Does Spain have tax treaties with African countries relevant for North Africa expansion?
Yes. Spain has double-tax treaties with Morocco, Algeria, Tunisia, and several sub-Saharan African countries. For companies targeting the MENA region or North Africa from a European base, Spain's geographic proximity (particularly for Morocco), direct flight connections, and treaty coverage make it a practical hub.
What Spanish government incentives exist for companies expanding internationally?
ICEX (Spain Trade and Investment) provides market intelligence, trade missions, and financial support tools. COFIDES and CESCE offer financing and insurance for international investments. Regional development agencies (like IVACE in Valencia or EXTENDA in Andalusia) provide additional support for internationalisation. These tools are available to both Spanish and foreign companies headquartered in Spain.
Can a foreign company use Spain as a European hub without becoming a Spanish tax resident?

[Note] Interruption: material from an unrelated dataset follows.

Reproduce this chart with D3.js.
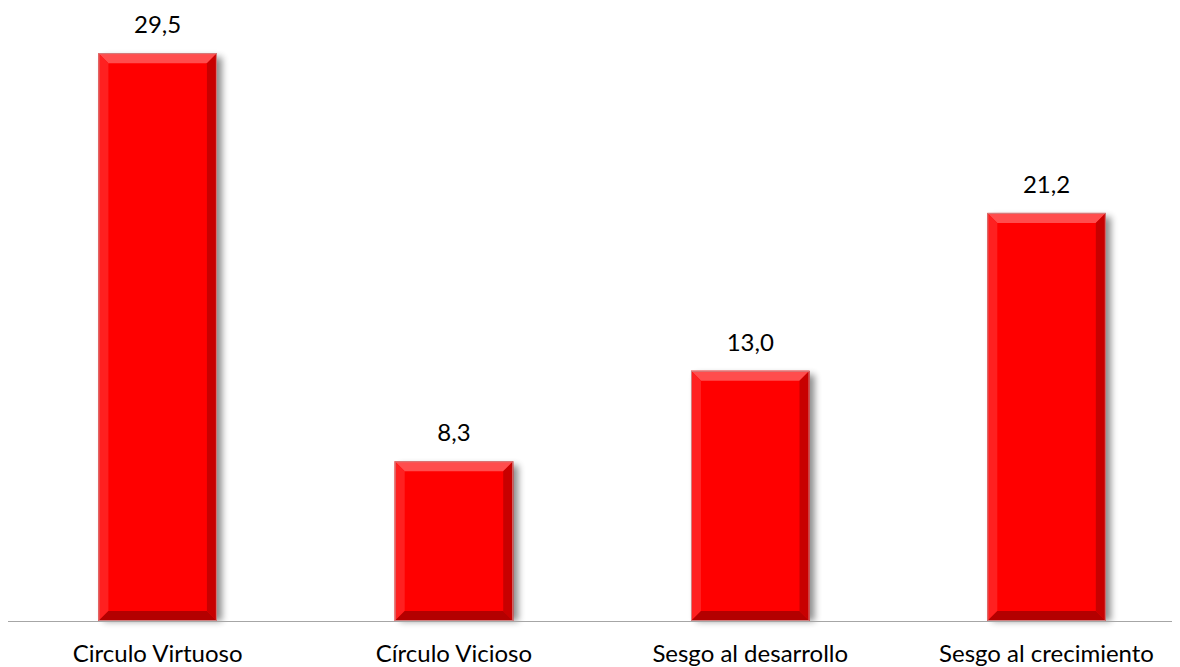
<!DOCTYPE html>
<html>
<head>
<meta charset="utf-8">
<script src="https://cdn.jsdelivr.net/npm/d3@7"></script>
<style>
  html, body { margin: 0; padding: 0; background: #ffffff; }
  svg { display: block; }
  text { font-family: Lato, "Open Sans", sans-serif; fill: #000; }
</style>
</head>
<body>
<svg id="chart" width="1180" height="667"></svg>
<script>
const categories = ["Circulo Virtuoso", "Círculo Vicioso", "Sesgo al desarrollo", "Sesgo al crecimiento"];
const values = [29.5, 8.3, 13.0, 21.2];
const valueLabels = ["29,5", "8,3", "13,0", "21,2"];

const W = 1180, H = 667;
const svg = d3.select("#chart");

const x = d3.scaleBand().domain(categories).range([9.5, 9.5 + 4 * 296.3]).paddingInner(0.6).paddingOuter(0.3);
const y = d3.scaleLinear().domain([0, 30]).range([621, 43.5]);

const defs = svg.append("defs");
const f = defs.append("filter").attr("id", "shadow").attr("x", "-20%").attr("y", "-5%").attr("width", "140%").attr("height", "115%");
f.append("feGaussianBlur").attr("stdDeviation", 3.5);

const g = svg.append("g");

// shadows
g.selectAll("rect.shadow").data(categories).join("rect")
  .attr("class", "shadow")
  .attr("x", d => x(d) + 5)
  .attr("y", (d, i) => y(values[i]) + 4)
  .attr("width", x.bandwidth())
  .attr("height", (d, i) => y(0) - y(values[i]) - 4)
  .attr("fill", "#000").attr("opacity", 0.45)
  .attr("filter", "url(#shadow)");

// axis line
svg.append("line").attr("x1", 8).attr("x2", 1172).attr("y1", y(0) + 0.5).attr("y2", y(0) + 0.5)
  .attr("stroke", "#a6a6a6").attr("stroke-width", 1.2);

const bev = 10;
const bars = g.selectAll("g.bar").data(categories).join("g").attr("class", "bar");
bars.each(function(d, i) {
  const el = d3.select(this);
  const x0 = x(d), x1 = x(d) + x.bandwidth();
  const y0 = y(values[i]), y1 = y(0);
  el.append("rect").attr("x", x0).attr("y", y0).attr("width", x1 - x0).attr("height", y1 - y0).attr("fill", "#ff0000");
  el.append("polygon").attr("points", [[x0, y0], [x1, y0], [x1 - bev, y0 + bev], [x0 + bev, y0 + bev]].join(" "))
    .attr("fill", "#ff4d4d");
  el.append("polygon").attr("points", [[x0, y0], [x0 + bev, y0 + bev], [x0 + bev, y1 - bev], [x0, y1]].join(" "))
    .attr("fill", "#ff2020");
  el.append("polygon").attr("points", [[x1, y0], [x1, y1], [x1 - bev, y1 - bev], [x1 - bev, y0 + bev]].join(" "))
    .attr("fill", "#c80000");
  el.append("polygon").attr("points", [[x0, y1], [x1, y1], [x1 - bev, y1 - bev], [x0 + bev, y1 - bev]].join(" "))
    .attr("fill", "#b40000");
  el.append("rect").attr("x", x0 + 0.5).attr("y", y0 + 0.5).attr("width", x1 - x0 - 1).attr("height", y1 - y0 - 1)
    .attr("fill", "none").attr("stroke", "#d08080").attr("stroke-width", 1);
});

// value labels
svg.selectAll("text.val").data(categories).join("text")
  .attr("class", "val")
  .attr("x", d => x(d) + x.bandwidth() / 2)
  .attr("y", (d, i) => y(values[i]) - 20)
  .attr("text-anchor", "middle")
  .attr("font-size", 24)
  .text((d, i) => valueLabels[i]);

// category labels
svg.selectAll("text.cat").data(categories).join("text")
  .attr("class", "cat")
  .attr("x", d => x(d) + x.bandwidth() / 2)
  .attr("y", 662)
  .attr("text-anchor", "middle")
  .attr("font-size", 24)
  .text(d => d);
</script>
</body>
</html>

A foreign company that uses Spain purely as a logistics or coordination hub without decision-making activity being concentrated in Spain may avoid Spanish tax residency. However, if key management decisions are made from Spain or if the activities constitute a permanent establishment, Spanish tax obligations arise. Careful governance structuring is needed to maintain the desired tax classification.